CNBC: Apartment Vacancies Rise for First Time in Six Years -- Here's Why
January 11, 2016
Sky-high rents and falling vacancies have characterized the U.S. apartment market for the past six years, but that is suddenly changing. The share of apartments available for rent rose for the second straight quarter at the end of last year, the first time that has happened since 2009, according to real estate data firm Reis.
"This truly represents a turning point in the apartment market. With construction outpacing demand, the national vacancy rate should slowly drift higher over the coming years," said Ryan Severino, senior economist and director of research at Reis.
Vacancies are rising, but rents are also still rising at a robust pace, up 4.6 percent annually.
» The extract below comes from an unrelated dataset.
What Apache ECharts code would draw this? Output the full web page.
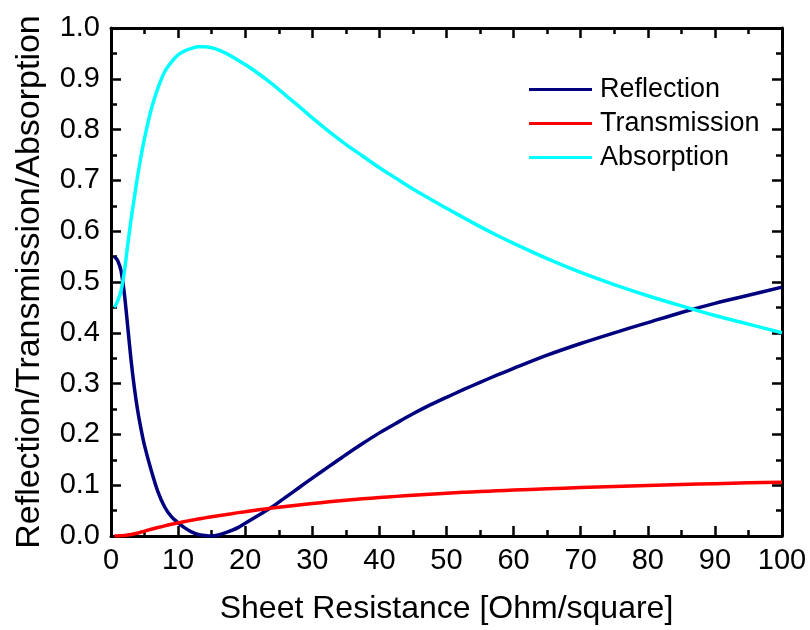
<!DOCTYPE html>
<html>
<head>
<meta charset="utf-8">
<script src="https://cdn.jsdelivr.net/npm/echarts@6/dist/echarts.min.js"></script>
<style>
html,body{margin:0;padding:0;background:#fff;}
#chart{width:810px;height:630px;}
</style>
</head>
<body>
<div id="chart"></div>
<script>
// Sheet resistance values (Ohm/square)
var sheetRes = [0.5,1,1.5,2,2.5,3,3.5,4,4.5,5,6,7,8,9,10,11,12,13,14,15,16,17,18,19,20,22,24,26,28,30,32.5,35,37.5,40,42.5,45,47.5,50,52.5,55,57.5,60,65,70,75,80,85,90,95,100];
var reflection = [0.550,0.542,0.522,0.476,0.411,0.345,0.290,0.245,0.209,0.178,0.129,0.087,0.057,0.038,0.026,0.016,0.008,0.003,0.001,0.000,0.002,0.006,0.011,0.017,0.025,0.041,0.057,0.076,0.095,0.114,0.137,0.160,0.182,0.203,0.222,0.2405,0.2575,0.2730,0.2880,0.3025,0.3165,0.3300,0.356,0.379,0.400,0.420,0.440,0.458,0.474,0.490];
var transmission = [0.000,0.000,0.0005,0.001,0.002,0.003,0.0045,0.006,0.0078,0.0096,0.0133,0.0168,0.0200,0.0230,0.0258,0.0284,0.0310,0.0334,0.0357,0.0379,0.0400,0.0420,0.0440,0.0460,0.0478,0.0515,0.0550,0.0582,0.0612,0.0640,0.0673,0.0703,0.0731,0.0757,0.0780,0.0802,0.0822,0.0841,0.0859,0.0875,0.0890,0.0904,0.0930,0.0953,0.0975,0.0995,0.1013,0.1030,0.1046,0.1060];
var absorption = [0.450,0.463,0.483,0.521,0.574,0.624,0.668,0.711,0.749,0.783,0.840,0.882,0.914,0.933,0.947,0.955,0.960,0.963,0.963,0.961,0.957,0.951,0.944,0.936,0.928,0.910,0.890,0.868,0.846,0.823,0.796,0.771,0.748,0.725,0.704,0.683,0.664,0.645,0.627,0.609,0.592,0.576,0.546,0.519,0.495,0.473,0.453,0.434,0.417,0.400];
var seriesNames = ['Reflection','Transmission','Absorption'];
var seriesColors = ['#00007F','#FF0000','#00FFFF'];
var yTickLabels = ['0.0','0.1','0.2','0.3','0.4','0.5','0.6','0.7','0.8','0.9','1.0'];

function pairs(ys){ return sheetRes.map(function(x,i){ return [x, ys[i]]; }); }
var allY = [reflection, transmission, absorption];

var FONT = "'Liberation Sans', Arial, sans-serif";
var axisLine = {show:true, onZero:false, lineStyle:{color:'#000', width:3}};
var tick = {show:true, inside:true, length:10, lineStyle:{color:'#000', width:2.5}};
var minor = {show:true, splitNumber:2, length:6, lineStyle:{color:'#000', width:2.5}};

var chart = echarts.init(document.getElementById('chart'), null, {renderer:'canvas'});
chart.setOption({
  animation:false,
  backgroundColor:'#fff',
  grid:{left:111, right:28, top:28, bottom:92.5, containLabel:false},
  legend:{
    orient:'vertical', left:529, top:76, padding:0,
    itemWidth:63, itemHeight:3, itemGap:7, icon:'rect',
    textStyle:{fontFamily:FONT, fontSize:27, color:'#000', lineHeight:27, padding:[0,0,0,3]},
    data:seriesNames
  },
  xAxis:[{
    type:'value', min:0, max:100, interval:10, position:'bottom',
    name:'Sheet Resistance [Ohm/square]', nameLocation:'middle', nameGap:57,
    nameTextStyle:{fontFamily:FONT, fontSize:32, color:'#000'},
    axisLine:axisLine, axisTick:tick, minorTick:minor,
    axisLabel:{fontFamily:FONT, fontSize:29, color:'#000', margin:10},
    splitLine:{show:false}, minorSplitLine:{show:false}
  },{
    type:'value', min:0, max:100, interval:10, position:'top',
    axisLine:axisLine, axisTick:tick, minorTick:minor,
    axisLabel:{show:false}, splitLine:{show:false}
  }],
  yAxis:[{
    type:'value', min:0, max:1, interval:0.1, position:'left',
    name:'Reflection/Transmission/Absorption', nameLocation:'middle', nameGap:64,
    nameTextStyle:{fontFamily:FONT, fontSize:34, color:'#000'},
    axisLine:axisLine, axisTick:tick, minorTick:minor,
    axisLabel:{fontFamily:FONT, fontSize:29, color:'#000', margin:11,
      formatter:function(v){ return yTickLabels[Math.round(v*10)]; }},
    splitLine:{show:false}
  },{
    type:'value', min:0, max:1, interval:0.1, position:'right',
    axisLine:axisLine, axisTick:tick, minorTick:minor,
    axisLabel:{show:false}, splitLine:{show:false}
  }],
  series: seriesNames.map(function(n,i){
    return {
      name:n, type:'line', data:pairs(allY[i]),
      xAxisIndex:0, yAxisIndex:0,
      showSymbol:false, smooth:0.3, clip:true,
      itemStyle:{color:seriesColors[i]},
      lineStyle:{color:seriesColors[i], width:3.5}
    };
  })
});
</script>
</body>
</html>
This is well ahead of core inflation and the strongest performance for rents since 2007, before the recession.
"The low vacancy rate, improving economy, tightening labor market and gradually rising income growth is providing all of the fodder for continued rent growth, even in the face of rising construction," added Severino.
Rising construction, however, is largely on the high end. That is where vacancies are starting to show up. New York City, which commands the highest rent in the nation at an average monthly payment of $3,400, is seeing rising vacancies. San Francisco, No. 2 in rent, is showing vacancies are now flat.
In Washington, D.C., vacancies are falling, despite thousands of brand-new rental apartments coming onto the market. Rents, however, are seeing gains below the national average.
"DC has seen an extraordinary amount of new development with unprecedented units, but what is also unprecedented is the demand," said Toby Bozzuto, CEO of The Bozzuto Group, a real estate development and management firm operating in major markets, including DC, Boston, New York, Chicago and Atlanta. "The demand has been incredible. We've had very, very strong lease-ups. The only thing we haven't been able to do is move rents up because supply is so strong."
Bozzuto admits he is concerned that so much of the new development is in luxury projects. Millennials and downsizing baby boomers alike demand the latest and greatest amenities, but there are a limited number of them who can afford all the bells and whistles. Job growth has been improving, but income growth has not.
"Every new building we built is so expensive — the land, construction, labor — that the rents we have to charge to make a feasible return are high. So to what degree are we creating a tranche of housing just for the elite, and at what point does housing become unaffordable? At what point does it become not sustainable to rent? I fear we may end up like that."
There are currently 9 million more renters than there were just a decade ago, the biggest jump in renters on record.
Of the nation's now 43 million families and individuals who rent, 1 in 5 is considered "cost-burdened," or paying more than 30 percent of their incomes for rent, according to the Harvard Joint Center for Housing Studies. The number of "severely" cost-burdened renters, those paying more than half their incomes for rent, went from 7.5 million to 11.4 million in the last decade.
The vast majority of new apartment construction has been in pricey urban centers. There has been big growth in the number of single-family, suburban rental homes, but these properties, while often cheaper per square foot, are larger than apartments, and therefore more expensive.
Developers are starting to look at so-called B markets, where demand is very high and supply is at a minimum, but costs often stand in the way. The return on investment, after land and labor, is often not worth it. A much bigger crack in the luxury rental market may be needed to push developers out to where construction is most needed.